Guest Post: The Real Phenomenon behind Robert Frost’s “Iris by Night”

By Leila Belkora

There’s an odd, captivating rainbow in Frost’s poem “Iris by Night.” Frost and his hiking companion encounter it one damp summer evening on their way home from a walk. The two had climbed up the Malvern Hills near the village of Dymock in western England, where Frost lived for a while in 1914. The rainbow they see is small, like the top of an arched garden trellis. As the hikers advance along their path, the bow rises in the air and forms a complete circle around them.
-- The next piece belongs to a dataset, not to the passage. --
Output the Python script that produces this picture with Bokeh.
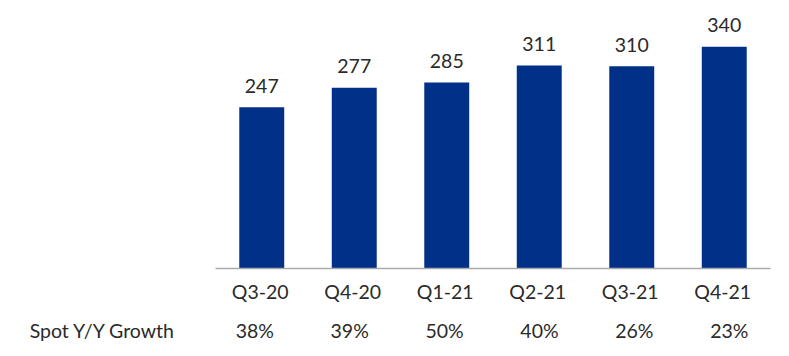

For a moment, the multi-colored ring seems to stop time and bestow a kind of blessing on their friendship.

The rainbow has a powerful symbolic meaning, commemorating Frost’s brotherly bond with the Anglo-Welsh writer Edward Thomas. Thomas was killed three years after the hike, at the Battle of Arras in France. But Frost’s encircling bow is an unusual image for a poet who observed nature so closely. Together with the reference to “confusing lights” at the outset of the poem, the rainbow seems not only miraculous, as Frost describes it, but also mysterious and perhaps imagined. Does it represent a departure for Frost, into a kind of magical realism?

Several iridescent phenomena resemble rainbows, including moon-bows (in which the source of light is the moon, rather than the sun), lunar coronas and haloes, pollen coronas, and even some stratospheric clouds that can look like colorful arcs. But, I argue, once you see Frost’s “iris” as a Brocken Specter, it is hard to understand any other way. And this would give Iris by Night connections to other literary uses of this ghostly figure, where it conjures themes of identity and double-ness and the subconscious.

The Brocken Specter combines the viewer’s shadow, projected on a wall of mist or cloud, with a colorful set of rings—a “glory”—encircling the shadow, centered on the head. Its spookiness probably owes much to the fact that the source of light is at a low angle to the ground, making the shadow loom large in front of (or behind) the viewer. A regular sunny-day shadow is a shaded patch of ground beneath the person casting it; the Brocken Specter shadow is more like a reflection in a mirror at eye level, and more clearly mimics the viewer’s every movement.

This phantom apparition acquired its name from a place it has often been seen, the Brocken peak in the Harz range in Germany. Tourists have long traveled to this mountain in the hopes of encountering the eerie sight; Samuel Taylor Coleridge made one such pilgrimage in 1799. In the mid-nineteenth century, Charles Dickens could count on readers of Little Dorrit knowing what Flora meant when she prattled about “the well-known spectre of some place in Germany beginning with a B.”

The Brocken Specter is best known today among hikers and mountaineers. I found Radka Chapin’s extraordinary photograph accompanying my article—a photograph which illustrates Frost’s poem remarkably well, in showing not one but two figures seemingly encircled by the small colored ring—by combing through social media. But even a familiarity with the phenomenon doesn’t diminish the other-worldly feel of the moment at the heart of Frost’s poem, when nature itself seemed to attest to a brief but exceptional friendship.